Write the Taylor series expansion of \(e^{-x^2}\) centered at \(x=0\). Recall that the exponential function \(e^u\) can be expanded as \(\sum_{n=0}^{\infty} \frac{u^n}{n!}\). Here, \(u = -x^2\), so the series becomes \(e^{-x^2} = \sum_{n=0}^{\infty} \frac{(-1)^n x^{2n}}{n!}\).
Substitute the Taylor series into the integral to approximate it: \(\int_0^{0.25} e^{-x^2} \, dx = \int_0^{0.25} \sum_{n=0}^{\infty} \frac{(-1)^n x^{2n}}{n!} \, dx\). Interchange the integral and the summation (justified by uniform convergence on the interval) to get \(\sum_{n=0}^{\infty} \frac{(-1)^n}{n!} \int_0^{0.25} x^{2n} \, dx\).
Evaluate the integral inside the summation: \(\int_0^{0.25} x^{2n} \, dx = \frac{(0.25)^{2n+1}}{2n+1}\). So the approximation becomes \(\sum_{n=0}^{\infty} \frac{(-1)^n}{n!} \cdot \frac{(0.25)^{2n+1}}{2n+1}\).

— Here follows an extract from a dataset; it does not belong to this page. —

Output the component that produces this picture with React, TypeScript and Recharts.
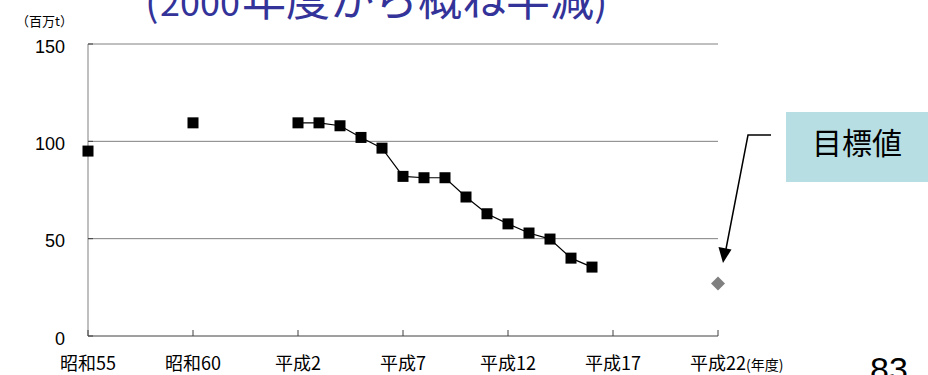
import { ComposedChart, Line, XAxis, YAxis, CartesianGrid } from 'recharts';

// 昭和55・60 の単独の値
const isolatedYears = [1980, 1985];
const isolatedValues = [95, 109.5];

// 平成2 以降の連続した値
const seriesYears = [1990, 1991, 1992, 1993, 1994, 1995, 1996, 1997, 1998, 1999, 2000, 2001, 2002, 2003, 2004];
const seriesValues = [109.5, 109.5, 108, 102, 96.5, 82, 81.3, 81.3, 71.4, 62.8, 57.6, 52.9, 49.8, 40, 35.4];

// 目標値
const targetYears = [2010];
const targetValues = [27];

const tickYears = [1980, 1985, 1990, 1995, 2000, 2005, 2010];
const tickLabels = ['昭和55', '昭和60', '平成2', '平成7', '平成12', '平成17', '平成22'];
const yTicks = [0, 50, 100, 150];

const allYears = Array.from(new Set([...isolatedYears, ...seriesYears, ...targetYears])).sort((a, b) => a - b);
const rows = allYears.map(year => {
  const i = isolatedYears.indexOf(year);
  const s = seriesYears.indexOf(year);
  const t = targetYears.indexOf(year);
  return {
    year,
    isolated: i >= 0 ? isolatedValues[i] : null,
    main: s >= 0 ? seriesValues[s] : null,
    target: t >= 0 ? targetValues[t] : null,
  };
});

const GRAY = '#808080';
const JP = "'Noto Sans CJK JP', sans-serif";
const LATIN = "'Liberation Sans', Arial, sans-serif";

const Square = (props: any) => {
  const { cx, cy, index } = props;
  if (cx == null || cy == null) return <g key={`sq-${index}`} />;
  return <rect key={`sq-${index}`} x={cx - 5.5} y={cy - 5.5} width={11} height={11} fill="#000" />;
};

const Diamond = (props: any) => {
  const { cx, cy, index } = props;
  if (cx == null || cy == null) return <g key={`dm-${index}`} />;
  return <path key={`dm-${index}`} d={`M${cx},${cy - 7}L${cx + 7},${cy}L${cx},${cy + 7}L${cx - 7},${cy}Z`} fill={GRAY} />;
};

const XTick = (props: any) => {
  const { x, y, payload } = props;
  const label = tickLabels[tickYears.indexOf(payload.value)];
  const last = payload.value === tickYears[tickYears.length - 1];
  return (
    <g>
      <line x1={x} x2={x} y1={y} y2={y - 6} stroke="#404040" />
      <text x={x} y={y + 34} textAnchor="middle" fontSize={18} fontFamily={JP} fill="#000">{label}</text>
      {last && (
        <text x={x + 28} y={y + 34} textAnchor="start" fontSize={14} fontFamily={JP} fill="#000">(年度)</text>
      )}
    </g>
  );
};

const YTick = (props: any) => {
  const { x, y, payload } = props;
  return (
    <g>
      <line x1={x} x2={x + 5} y1={y} y2={y} stroke="#404040" />
      <text x={x - 23} y={y + 8.5} textAnchor="end" fontSize={18} fontFamily={LATIN} fill="#000">{payload.value}</text>
    </g>
  );
};

export default function App() {
  return (
    <div style={{ position: 'absolute', left: 0, top: 0, width: 928, height: 375, overflow: 'hidden', background: '#fff' }}>
      <ComposedChart width={928} height={375} data={rows} margin={{ top: 44, right: 210, bottom: 0, left: 0 }}>
        <CartesianGrid horizontal vertical={false} stroke={GRAY} strokeWidth={1} />
        <XAxis
          dataKey="year"
          type="number"
          domain={[1980, 2010]}
          ticks={tickYears}
          height={39}
          tickLine={false}
          tickSize={0}
          tickMargin={0}
          axisLine={{ stroke: GRAY }}
          tick={<XTick />}
          interval={0}
        />
        <YAxis
          domain={[0, 150]}
          ticks={yTicks}
          width={88}
          tickLine={false}
          tickSize={0}
          tickMargin={0}
          axisLine={{ stroke: GRAY }}
          tick={<YTick />}
          interval={0}
        />
        <Line dataKey="isolated" stroke="none" dot={Square} activeDot={false} connectNulls={false} isAnimationActive={false} />
        <Line dataKey="main" stroke="#000" strokeWidth={1.2} dot={Square} activeDot={false} connectNulls={false} isAnimationActive={false} />
        <Line dataKey="target" stroke="none" dot={Diamond} activeDot={false} connectNulls={false} isAnimationActive={false} />
      </ComposedChart>
      <svg width={928} height={375} style={{ position: 'absolute', left: 0, top: 0, pointerEvents: 'none' }}>
        <text y={16} fontFamily={JP} fill="#333399">
          <tspan x={145} fontSize={40}>(</tspan>
          <tspan x={160} fontSize={36}>2000</tspan>
          <tspan x={242} fontSize={44}>年度から概ね半減</tspan>
          <tspan fontSize={40}>)</tspan>
        </text>
        <text x={16} y={26} fontSize={13} fontFamily={JP} fill="#000">（百万t）</text>
        <rect x={786} y={112} width={142} height={70} fill="#B7DFE3" />
        <text x={857} y={154} textAnchor="middle" fontSize={30} fontFamily={JP} fill="#000">目標値</text>
        <polyline points="771,135 748,135 726,249" fill="none" stroke="#000" strokeWidth={1.5} />
        <path d="M723,263 L718.5,247 L731.5,249.5 Z" fill="#000" />
        <text x={870} y={381} fontSize={34} fontFamily={LATIN} fill="#000">83</text>
      </svg>
    </div>
  );
}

Determine how many terms to retain by estimating the remainder term to ensure the error is less than \$10^{-4}\(. Use the alternating series remainder estimation or compare the magnitude of the next term to \)10^{-4}$. Stop adding terms once the next term's absolute value is smaller than this threshold.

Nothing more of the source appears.